PROBLEM.
Copy each line of the records that holds the string "chart".

EXCERPTED RECORDS.
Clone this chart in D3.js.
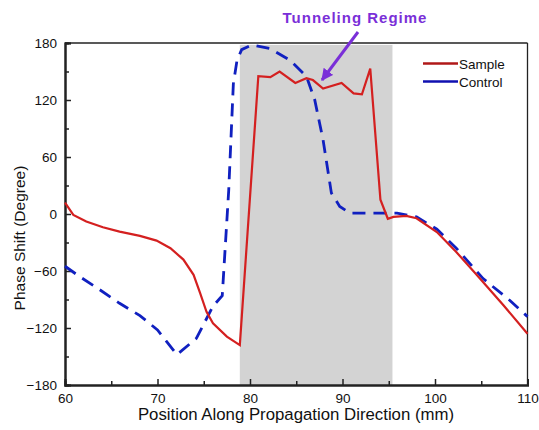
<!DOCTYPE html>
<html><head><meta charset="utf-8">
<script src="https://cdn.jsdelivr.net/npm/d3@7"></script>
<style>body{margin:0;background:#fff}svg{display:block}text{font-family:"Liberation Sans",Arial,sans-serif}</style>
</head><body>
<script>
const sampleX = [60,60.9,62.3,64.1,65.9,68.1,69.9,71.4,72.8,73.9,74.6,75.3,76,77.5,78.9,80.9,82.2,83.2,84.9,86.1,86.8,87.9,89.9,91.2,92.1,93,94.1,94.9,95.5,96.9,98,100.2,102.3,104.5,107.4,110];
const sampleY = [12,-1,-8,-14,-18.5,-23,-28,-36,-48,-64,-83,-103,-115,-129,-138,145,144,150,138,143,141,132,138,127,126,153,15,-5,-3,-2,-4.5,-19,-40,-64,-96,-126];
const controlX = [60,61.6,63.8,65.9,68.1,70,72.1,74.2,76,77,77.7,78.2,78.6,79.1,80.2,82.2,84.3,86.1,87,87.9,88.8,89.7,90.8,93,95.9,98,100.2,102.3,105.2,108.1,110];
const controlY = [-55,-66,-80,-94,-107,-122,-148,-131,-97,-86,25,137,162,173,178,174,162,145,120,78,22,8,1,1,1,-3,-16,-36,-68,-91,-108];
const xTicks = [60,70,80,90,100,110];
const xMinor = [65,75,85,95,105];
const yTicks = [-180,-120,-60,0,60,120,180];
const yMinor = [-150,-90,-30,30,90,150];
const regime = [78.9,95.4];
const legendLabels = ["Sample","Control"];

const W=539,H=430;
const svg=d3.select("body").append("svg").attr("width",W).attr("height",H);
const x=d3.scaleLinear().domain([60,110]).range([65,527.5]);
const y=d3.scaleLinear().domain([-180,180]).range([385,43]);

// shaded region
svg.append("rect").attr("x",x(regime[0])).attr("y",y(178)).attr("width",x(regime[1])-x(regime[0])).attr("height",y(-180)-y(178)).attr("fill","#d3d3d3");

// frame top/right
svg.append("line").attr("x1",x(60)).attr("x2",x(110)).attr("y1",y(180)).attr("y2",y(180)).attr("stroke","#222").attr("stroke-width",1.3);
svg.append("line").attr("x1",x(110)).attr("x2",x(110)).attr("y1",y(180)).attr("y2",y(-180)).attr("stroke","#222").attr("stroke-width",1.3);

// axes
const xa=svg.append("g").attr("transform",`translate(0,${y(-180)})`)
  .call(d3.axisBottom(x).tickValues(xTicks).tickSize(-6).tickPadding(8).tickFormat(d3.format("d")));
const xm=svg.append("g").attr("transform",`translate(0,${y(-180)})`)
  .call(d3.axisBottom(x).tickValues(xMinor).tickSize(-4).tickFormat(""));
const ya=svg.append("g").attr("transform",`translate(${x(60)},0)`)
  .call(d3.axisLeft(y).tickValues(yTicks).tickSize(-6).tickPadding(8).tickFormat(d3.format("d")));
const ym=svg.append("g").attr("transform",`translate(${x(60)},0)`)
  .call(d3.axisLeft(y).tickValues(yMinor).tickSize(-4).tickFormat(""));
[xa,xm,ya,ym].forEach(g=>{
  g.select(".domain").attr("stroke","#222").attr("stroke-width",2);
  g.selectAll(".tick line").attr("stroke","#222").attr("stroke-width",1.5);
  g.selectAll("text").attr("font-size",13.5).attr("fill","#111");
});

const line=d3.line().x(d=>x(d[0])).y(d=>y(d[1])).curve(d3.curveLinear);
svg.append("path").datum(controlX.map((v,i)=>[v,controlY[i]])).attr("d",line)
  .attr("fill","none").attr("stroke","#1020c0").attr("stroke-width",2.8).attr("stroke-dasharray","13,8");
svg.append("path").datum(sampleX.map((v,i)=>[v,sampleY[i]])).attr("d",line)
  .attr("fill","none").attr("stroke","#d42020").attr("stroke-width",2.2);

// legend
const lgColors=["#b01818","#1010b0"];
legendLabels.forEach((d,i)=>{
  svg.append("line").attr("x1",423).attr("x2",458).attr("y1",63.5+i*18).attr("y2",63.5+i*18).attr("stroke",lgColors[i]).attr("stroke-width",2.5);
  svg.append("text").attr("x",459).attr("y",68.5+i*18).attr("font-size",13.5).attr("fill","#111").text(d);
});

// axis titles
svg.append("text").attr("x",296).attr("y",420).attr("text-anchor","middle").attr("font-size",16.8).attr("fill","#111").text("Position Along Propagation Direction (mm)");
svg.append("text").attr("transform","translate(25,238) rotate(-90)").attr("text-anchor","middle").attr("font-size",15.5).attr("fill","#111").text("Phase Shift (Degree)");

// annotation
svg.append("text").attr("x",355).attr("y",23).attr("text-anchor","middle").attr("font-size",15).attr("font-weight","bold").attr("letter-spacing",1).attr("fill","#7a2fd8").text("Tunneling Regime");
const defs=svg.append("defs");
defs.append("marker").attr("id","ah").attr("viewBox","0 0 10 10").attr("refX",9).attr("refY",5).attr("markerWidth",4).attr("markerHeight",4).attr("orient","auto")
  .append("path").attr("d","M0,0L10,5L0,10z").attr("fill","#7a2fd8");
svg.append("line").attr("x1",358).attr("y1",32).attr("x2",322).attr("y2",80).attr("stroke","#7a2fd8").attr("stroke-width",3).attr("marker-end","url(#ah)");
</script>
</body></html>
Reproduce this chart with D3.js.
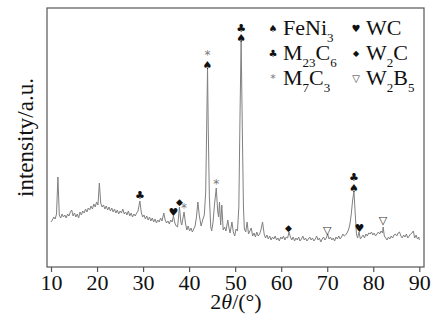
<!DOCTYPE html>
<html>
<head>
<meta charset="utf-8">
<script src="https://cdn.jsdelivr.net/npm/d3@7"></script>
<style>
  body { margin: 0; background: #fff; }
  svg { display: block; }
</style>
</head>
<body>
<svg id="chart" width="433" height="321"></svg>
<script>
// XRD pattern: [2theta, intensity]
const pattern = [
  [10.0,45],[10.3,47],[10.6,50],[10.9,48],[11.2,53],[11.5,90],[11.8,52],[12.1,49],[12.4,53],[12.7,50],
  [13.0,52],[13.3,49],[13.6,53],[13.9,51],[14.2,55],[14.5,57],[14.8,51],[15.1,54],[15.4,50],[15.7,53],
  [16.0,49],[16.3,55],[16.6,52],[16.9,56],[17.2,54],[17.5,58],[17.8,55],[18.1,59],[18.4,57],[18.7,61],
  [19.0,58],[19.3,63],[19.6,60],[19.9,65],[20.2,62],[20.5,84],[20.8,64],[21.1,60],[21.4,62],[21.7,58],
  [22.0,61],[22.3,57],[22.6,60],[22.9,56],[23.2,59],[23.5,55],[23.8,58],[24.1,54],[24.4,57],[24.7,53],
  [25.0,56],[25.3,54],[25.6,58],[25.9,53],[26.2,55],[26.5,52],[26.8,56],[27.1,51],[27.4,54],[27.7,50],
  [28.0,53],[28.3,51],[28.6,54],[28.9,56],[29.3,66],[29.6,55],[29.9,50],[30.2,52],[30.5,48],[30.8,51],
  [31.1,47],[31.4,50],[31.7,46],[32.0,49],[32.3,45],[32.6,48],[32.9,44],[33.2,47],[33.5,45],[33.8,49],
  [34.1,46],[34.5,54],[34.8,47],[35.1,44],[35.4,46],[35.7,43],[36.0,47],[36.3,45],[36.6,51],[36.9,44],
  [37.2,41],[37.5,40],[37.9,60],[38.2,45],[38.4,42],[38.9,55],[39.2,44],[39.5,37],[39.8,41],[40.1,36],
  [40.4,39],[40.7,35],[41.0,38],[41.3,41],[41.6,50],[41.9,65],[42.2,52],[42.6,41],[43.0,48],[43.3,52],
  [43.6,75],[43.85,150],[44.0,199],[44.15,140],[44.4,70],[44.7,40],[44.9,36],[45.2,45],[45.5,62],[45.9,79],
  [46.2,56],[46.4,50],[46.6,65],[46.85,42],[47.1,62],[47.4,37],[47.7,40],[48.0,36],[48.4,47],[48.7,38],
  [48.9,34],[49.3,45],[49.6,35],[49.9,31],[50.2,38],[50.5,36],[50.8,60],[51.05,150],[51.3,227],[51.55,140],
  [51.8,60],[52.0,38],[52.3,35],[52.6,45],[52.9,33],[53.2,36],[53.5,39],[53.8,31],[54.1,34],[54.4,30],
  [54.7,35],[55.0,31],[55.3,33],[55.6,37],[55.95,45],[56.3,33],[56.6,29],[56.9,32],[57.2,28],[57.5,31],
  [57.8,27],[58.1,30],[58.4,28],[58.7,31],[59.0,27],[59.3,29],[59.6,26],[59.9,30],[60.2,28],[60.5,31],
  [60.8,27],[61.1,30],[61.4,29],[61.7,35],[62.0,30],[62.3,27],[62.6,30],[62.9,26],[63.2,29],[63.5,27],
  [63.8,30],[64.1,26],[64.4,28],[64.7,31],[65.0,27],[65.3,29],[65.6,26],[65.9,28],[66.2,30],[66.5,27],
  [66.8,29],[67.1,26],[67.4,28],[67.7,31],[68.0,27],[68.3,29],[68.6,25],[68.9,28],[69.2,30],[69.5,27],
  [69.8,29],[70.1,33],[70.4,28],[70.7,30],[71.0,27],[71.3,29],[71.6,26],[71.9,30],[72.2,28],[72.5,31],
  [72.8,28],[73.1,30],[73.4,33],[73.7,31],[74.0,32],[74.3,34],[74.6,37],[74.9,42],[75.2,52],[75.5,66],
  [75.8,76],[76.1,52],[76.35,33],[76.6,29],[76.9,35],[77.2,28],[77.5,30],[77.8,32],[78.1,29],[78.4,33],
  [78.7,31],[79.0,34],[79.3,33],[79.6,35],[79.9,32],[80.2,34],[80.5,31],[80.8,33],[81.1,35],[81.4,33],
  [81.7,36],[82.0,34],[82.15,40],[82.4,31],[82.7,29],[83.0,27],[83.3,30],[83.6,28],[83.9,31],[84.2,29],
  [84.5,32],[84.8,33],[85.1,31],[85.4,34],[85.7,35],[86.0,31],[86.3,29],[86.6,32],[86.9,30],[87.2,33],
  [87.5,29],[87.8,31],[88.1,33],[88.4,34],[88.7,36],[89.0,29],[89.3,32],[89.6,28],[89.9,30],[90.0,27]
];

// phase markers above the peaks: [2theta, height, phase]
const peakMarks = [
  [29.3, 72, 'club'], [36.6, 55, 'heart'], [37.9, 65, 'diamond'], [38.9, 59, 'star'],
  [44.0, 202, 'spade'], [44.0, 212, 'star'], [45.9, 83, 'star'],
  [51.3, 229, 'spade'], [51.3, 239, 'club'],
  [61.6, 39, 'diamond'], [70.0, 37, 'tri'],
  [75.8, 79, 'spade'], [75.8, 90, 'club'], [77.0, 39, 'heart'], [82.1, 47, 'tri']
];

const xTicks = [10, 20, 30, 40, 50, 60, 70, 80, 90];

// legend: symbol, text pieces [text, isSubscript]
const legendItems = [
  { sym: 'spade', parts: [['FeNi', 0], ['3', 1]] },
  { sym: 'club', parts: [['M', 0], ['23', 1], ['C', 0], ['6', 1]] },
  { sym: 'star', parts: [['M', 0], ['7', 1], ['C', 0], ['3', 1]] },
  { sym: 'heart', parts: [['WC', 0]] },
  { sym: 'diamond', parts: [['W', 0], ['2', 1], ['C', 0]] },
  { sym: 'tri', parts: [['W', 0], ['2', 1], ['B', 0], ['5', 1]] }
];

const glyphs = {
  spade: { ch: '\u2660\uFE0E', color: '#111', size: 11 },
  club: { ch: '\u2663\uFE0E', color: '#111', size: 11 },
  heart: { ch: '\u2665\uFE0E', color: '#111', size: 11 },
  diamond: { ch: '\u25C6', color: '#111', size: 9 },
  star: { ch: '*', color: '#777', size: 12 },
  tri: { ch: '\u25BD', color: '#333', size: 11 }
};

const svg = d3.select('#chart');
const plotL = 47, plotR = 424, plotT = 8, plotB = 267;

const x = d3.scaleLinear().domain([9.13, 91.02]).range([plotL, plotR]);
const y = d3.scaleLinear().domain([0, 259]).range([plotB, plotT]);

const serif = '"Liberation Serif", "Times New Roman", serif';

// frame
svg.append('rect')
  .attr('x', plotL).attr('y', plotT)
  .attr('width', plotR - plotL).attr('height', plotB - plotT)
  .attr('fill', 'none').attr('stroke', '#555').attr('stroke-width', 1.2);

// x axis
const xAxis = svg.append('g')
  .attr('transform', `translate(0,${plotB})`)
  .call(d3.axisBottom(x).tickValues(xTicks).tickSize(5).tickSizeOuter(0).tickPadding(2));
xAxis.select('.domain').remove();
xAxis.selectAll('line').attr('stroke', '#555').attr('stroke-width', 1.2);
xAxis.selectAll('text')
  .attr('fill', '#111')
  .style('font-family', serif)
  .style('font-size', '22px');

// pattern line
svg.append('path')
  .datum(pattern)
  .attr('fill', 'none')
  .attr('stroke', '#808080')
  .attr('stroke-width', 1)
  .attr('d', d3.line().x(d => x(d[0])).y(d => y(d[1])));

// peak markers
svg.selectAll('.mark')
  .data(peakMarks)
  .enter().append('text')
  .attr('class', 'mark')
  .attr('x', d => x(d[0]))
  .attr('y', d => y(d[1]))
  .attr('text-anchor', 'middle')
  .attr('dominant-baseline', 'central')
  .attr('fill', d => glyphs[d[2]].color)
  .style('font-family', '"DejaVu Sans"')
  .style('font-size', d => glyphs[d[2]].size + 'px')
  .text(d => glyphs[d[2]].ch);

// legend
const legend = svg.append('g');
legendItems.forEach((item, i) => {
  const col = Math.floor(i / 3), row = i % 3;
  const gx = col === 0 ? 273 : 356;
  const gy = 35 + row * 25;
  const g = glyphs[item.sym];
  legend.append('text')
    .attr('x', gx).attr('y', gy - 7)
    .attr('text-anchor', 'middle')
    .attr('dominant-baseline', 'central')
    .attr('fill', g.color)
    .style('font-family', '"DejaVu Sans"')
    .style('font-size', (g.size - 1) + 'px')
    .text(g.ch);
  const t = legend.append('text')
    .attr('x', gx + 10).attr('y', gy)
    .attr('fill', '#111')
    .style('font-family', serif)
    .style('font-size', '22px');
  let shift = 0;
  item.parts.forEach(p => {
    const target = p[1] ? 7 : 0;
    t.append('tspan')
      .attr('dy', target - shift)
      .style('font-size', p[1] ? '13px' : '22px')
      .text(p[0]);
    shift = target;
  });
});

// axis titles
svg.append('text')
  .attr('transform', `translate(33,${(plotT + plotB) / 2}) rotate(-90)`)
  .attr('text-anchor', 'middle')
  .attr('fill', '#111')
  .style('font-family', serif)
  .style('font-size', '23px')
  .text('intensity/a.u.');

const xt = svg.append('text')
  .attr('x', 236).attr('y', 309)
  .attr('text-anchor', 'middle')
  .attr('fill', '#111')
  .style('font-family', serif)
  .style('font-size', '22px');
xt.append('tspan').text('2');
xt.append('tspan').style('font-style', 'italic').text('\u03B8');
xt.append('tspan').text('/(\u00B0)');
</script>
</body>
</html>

WRITTEN RESPONSE.
Clone this chart in D3.js.
Reproduce this chart with D3.js.
<svg id="chart" width="433" height="321"></svg>
const svg = d3.select('#chart');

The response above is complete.